Dari semangat antusiasme, nampaknya tak beda jauh dengan bahasa Indonesia yang berakar dari bahasa Melayu. Ia juga memiliki kekuatan intrinsik dengan daya ucap yang cukup simpel, konsisten, dan mampu meyerap perkembangan dari berbagai peradaban. Faktor ektrinsik yang mendukung kesatuan bahasa kita di antaranya kesepakatan untuk bersatu-padu dalam semangat perjuangan merebut kemerdekaan.
Walaupun tidak persis sama, namun ada raut-raut kemiripan dalam soal fanatisme penggunaannya dengan bahasa Arab, yang merupakan identitas utama kultur Arab. Masyarakat Arab sangat membanggakan bahasanya. Hal ini patut menjadi cermin bagi bangsa kita, dan terutama kalangan sastrawan dan budayawan yang harus berdiri sebagai pelopor utamanya.
Keunggulan bangsa Arab lainnya adalah konsistensi, serta upaya-upaya sistematis dari bangsa-bangsa Arab, yang secara serentak mampu menangkis penetrasi budaya asing yang semakin kuat.

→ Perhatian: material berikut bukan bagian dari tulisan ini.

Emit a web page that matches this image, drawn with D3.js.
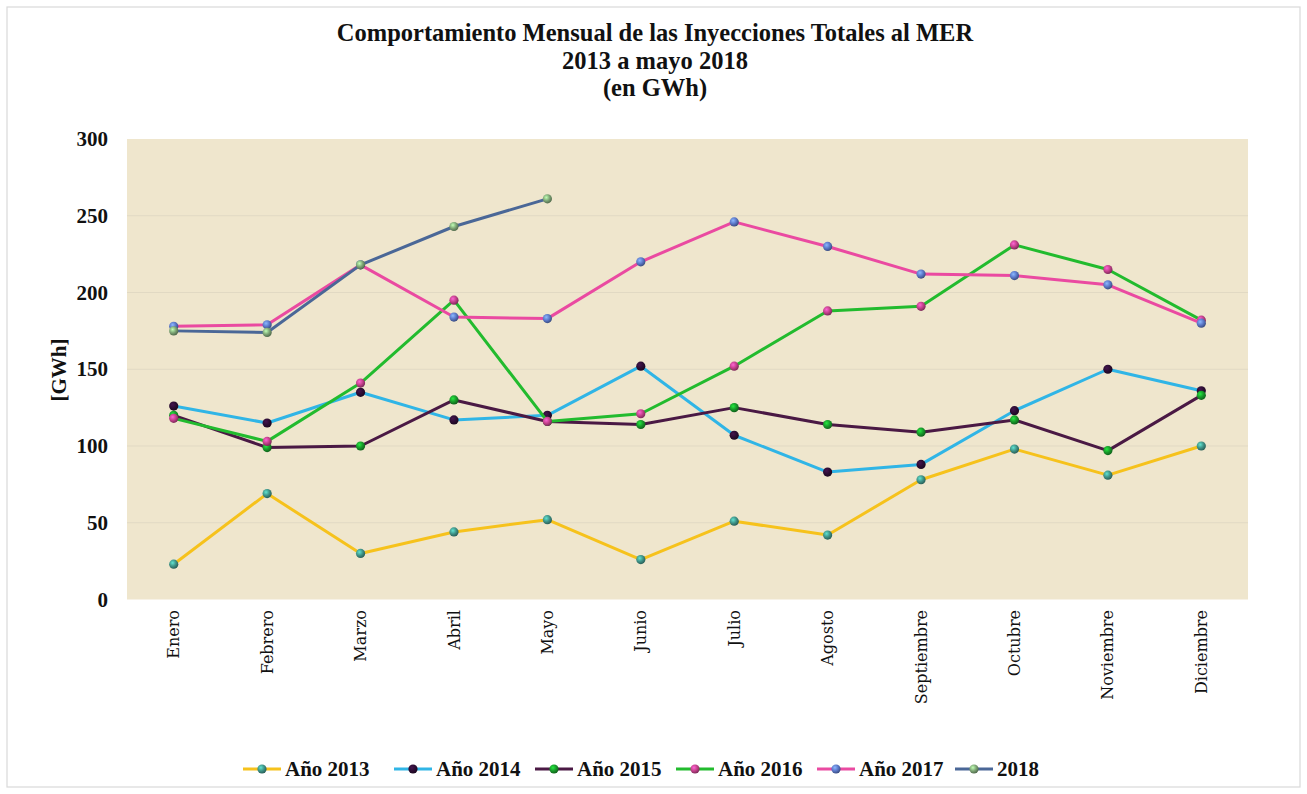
<!DOCTYPE html>
<html>
<head>
<meta charset="utf-8">
<script src="https://cdn.jsdelivr.net/npm/d3@7"></script>
<style>
  body { margin: 0; background: #fff; }
  svg { display: block; }
</style>
</head>
<body>
<svg id="chart" width="1307" height="794"></svg>
<script>
// meses y valores (GWh)
var months = ["Enero", "Febrero", "Marzo", "Abril", "Mayo", "Junio", "Julio", "Agosto", "Septiembre", "Octubre", "Noviembre", "Diciembre"];
var yTicks = [0, 50, 100, 150, 200, 250, 300];
var seriesNames = ["Año 2013", "Año 2014", "Año 2015", "Año 2016", "Año 2017", "2018"];

var v2013 = [23, 69, 30, 44, 52, 26, 51, 42, 78, 98, 81, 100];
var v2014 = [126, 115, 135, 117, 120, 152, 107, 83, 88, 123, 150, 136];
var v2015 = [120, 99, 100, 130, 116, 114, 125, 114, 109, 117, 97, 133];
var v2016 = [118, 103, 141, 195, 116, 121, 152, 188, 191, 231, 215, 182];
var v2017 = [178, 179, 218, 184, 183, 220, 246, 230, 212, 211, 205, 180];
var v2018 = [175, 174, 218, 243, 261];

var lineColors = ["#f6c21c", "#30b5e6", "#4a1944", "#22bb2e", "#ea4aa1", "#4a6797"];
var markerColors = ["#3f9488", "#2c0d33", "#18992a", "#c3418b", "#5b78c9", "#7ea676"];

var allValues = [v2013, v2014, v2015, v2016, v2017, v2018];

var svg = d3.select("#chart");
var W = 1307, H = 794;

// marco exterior
svg.append("rect")
  .attr("x", 7).attr("y", 7)
  .attr("width", W - 14).attr("height", H - 14)
  .attr("fill", "#fff").attr("stroke", "#d9d9d9").attr("stroke-width", 1.2);

var plotLeft = 127, plotTop = 139, plotRight = 1248, plotBottom = 599.5;

var x = d3.scalePoint().domain(months).range([plotLeft, plotRight]).padding(0.5);
var y = d3.scaleLinear().domain([0, 300]).range([plotBottom, plotTop]);

// gradientes de los marcadores
var defs = svg.append("defs");
markerColors.forEach(function(c, i) {
  var g = defs.append("radialGradient").attr("id", "mk" + i)
    .attr("cx", "38%").attr("cy", "35%").attr("r", "65%");
  g.append("stop").attr("offset", "0%").attr("stop-color", d3.color(c).brighter(1.2));
  g.append("stop").attr("offset", "55%").attr("stop-color", c);
  g.append("stop").attr("offset", "100%").attr("stop-color", d3.color(c).darker(1.2));
});

// fondo del area
svg.append("rect")
  .attr("x", plotLeft).attr("y", plotTop)
  .attr("width", plotRight - plotLeft).attr("height", plotBottom - plotTop)
  .attr("fill", "#efe6cd");

// lineas de division
svg.append("g").selectAll("line")
  .data(yTicks.filter(function(t) { return t > 0 && t < 300; }))
  .enter().append("line")
  .attr("x1", plotLeft).attr("x2", plotRight)
  .attr("y1", function(d) { return y(d); })
  .attr("y2", function(d) { return y(d); })
  .attr("stroke", "#e1d9c3").attr("stroke-width", 1);

// eje y
var yAxis = svg.append("g")
  .attr("transform", "translate(" + plotLeft + ",0)")
  .call(d3.axisLeft(y).tickValues(yTicks).tickSize(0).tickPadding(19));
yAxis.select(".domain").remove();
yAxis.selectAll("text")
  .attr("font-family", "'Liberation Serif', 'Times New Roman', serif")
  .attr("font-weight", "bold")
  .attr("font-size", 21)
  .attr("fill", "#111");

svg.append("text")
  .attr("transform", "translate(66,370) rotate(-90)")
  .attr("text-anchor", "middle")
  .attr("font-family", "'Liberation Serif', serif")
  .attr("font-weight", "bold")
  .attr("font-size", 21)
  .attr("fill", "#111")
  .text("[GWh]");

// eje x (etiquetas verticales)
svg.append("g").selectAll("text")
  .data(months)
  .enter().append("text")
  .attr("transform", function(d) { return "translate(" + x(d) + ",610) rotate(-90)"; })
  .attr("text-anchor", "end")
  .attr("dy", "0.35em")
  .attr("font-family", "'DejaVu Serif', serif")
  .attr("font-size", 16)
  .attr("fill", "#111")
  .text(function(d) { return d; });

// series
var line = d3.line()
  .x(function(d, i) { return x(months[i]); })
  .y(function(d) { return y(d); });

allValues.forEach(function(vals, s) {
  var g = svg.append("g");
  g.append("path")
    .datum(vals)
    .attr("d", line)
    .attr("fill", "none")
    .attr("stroke", lineColors[s])
    .attr("stroke-width", 3)
    .attr("stroke-linejoin", "round");
  g.selectAll("circle")
    .data(vals)
    .enter().append("circle")
    .attr("cx", function(d, i) { return x(months[i]); })
    .attr("cy", function(d) { return y(d); })
    .attr("r", 4.6)
    .attr("fill", "url(#mk" + s + ")");
});

// titulo
var title = ["Comportamiento Mensual de las Inyecciones Totales al MER", "2013 a mayo 2018", "(en GWh)"];
svg.append("g").selectAll("text")
  .data(title)
  .enter().append("text")
  .attr("x", 655)
  .attr("y", function(d, i) { return 41 + i * 27.5; })
  .attr("text-anchor", "middle")
  .attr("font-family", "'Liberation Serif', 'Times New Roman', serif")
  .attr("font-weight", "bold")
  .attr("font-size", 24.5)
  .attr("fill", "#111")
  .text(function(d) { return d; });

// leyenda
var legendX = [243, 394, 535, 676, 817, 955];
var legend = svg.append("g");
seriesNames.forEach(function(name, s) {
  var item = legend.append("g").attr("transform", "translate(" + legendX[s] + ",769)");
  item.append("line")
    .attr("x1", 0).attr("x2", 38)
    .attr("stroke", lineColors[s]).attr("stroke-width", 3);
  item.append("circle")
    .attr("cx", 19).attr("r", 4.6)
    .attr("fill", "url(#mk" + s + ")");
  item.append("text")
    .attr("x", 42).attr("dy", "0.35em")
    .attr("font-family", "'Liberation Serif', serif")
    .attr("font-weight", "bold")
    .attr("font-size", 21)
    .attr("fill", "#111")
    .text(name);
});
</script>
</body>
</html>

Kita masih ingat sastrawan Mesir, Naguib Mahfouz, yang tampil di depan mimbar saat meraih nobel di bidang kesusastraan (1988): “Kemenangan sesungguhnya dari hadiah nobel ini adalah kesanggupan bahasa Arab untuk mengungkap hal-hal mendetil mengenai relung-relung jiwa, yang meliputi pikiran dan perasaan manusia yang terdalam sekalipun.”
Di negeri-negeri Arab, seperti Mesir dan Suriah, pemerintah cukup ketat memberlakukan bahasa Arab, serta mencantumkannya dalam undang-undang, sehingga perusahaan yang karyawannya tidak konsisten berbahasa Arab, akan mendapat sangsi tersendiri, bahkan bisa dikenakan penutupan bagi perusahaan tersebut. Tentu penerapan ini tidaklah mudah, di samping tantangan globalisasi hingga meleburnya para penutur Arab dengan warga lain melalui dunia virtual.
Hal ini ternyata tak mendorong mereka bersikap skeptis dengan bahasa persatuan mereka, tetapi justru semakin memperkuat kesadaran akan pentingnya identitas nasional mereka.
Sanggupkah kita – sebagaimana mereka – berdiri tegak dan lantang mengakui bahwa “saya bangsa Indonesia, dan bangga dengan bahasa persatuan Indonesia”? Meminjam istilah Hafis Azhari, penulis novel Pikiran Orang Indonesia: “Kita ini orang Indonesia, dan sepantasnya menulis sastra dengan dialek-dialek Jakarta sebagai ibukota negara kita!”
Untuk itu, dukungan dan inisiatif paling utama semestinya dari para sastrawan, budayawan hingga kaum intelek dan ilmuwan kita. Pemikiran dan gerakan mereka terinstitusionalisasi dalam banyak kebijakan pemerintah untuk membela bahasa kita, serta termanifestasi dalam lembaga-lembaga bahasa dan kebudayaan kita. Lembaga-lembaga itu harus aktif mengontrol maraknya bahasa-bahasa asing ke dalam bahasa kita, untuk lebih mendayagunakan dan mempertahankan bahasa persatuan kita.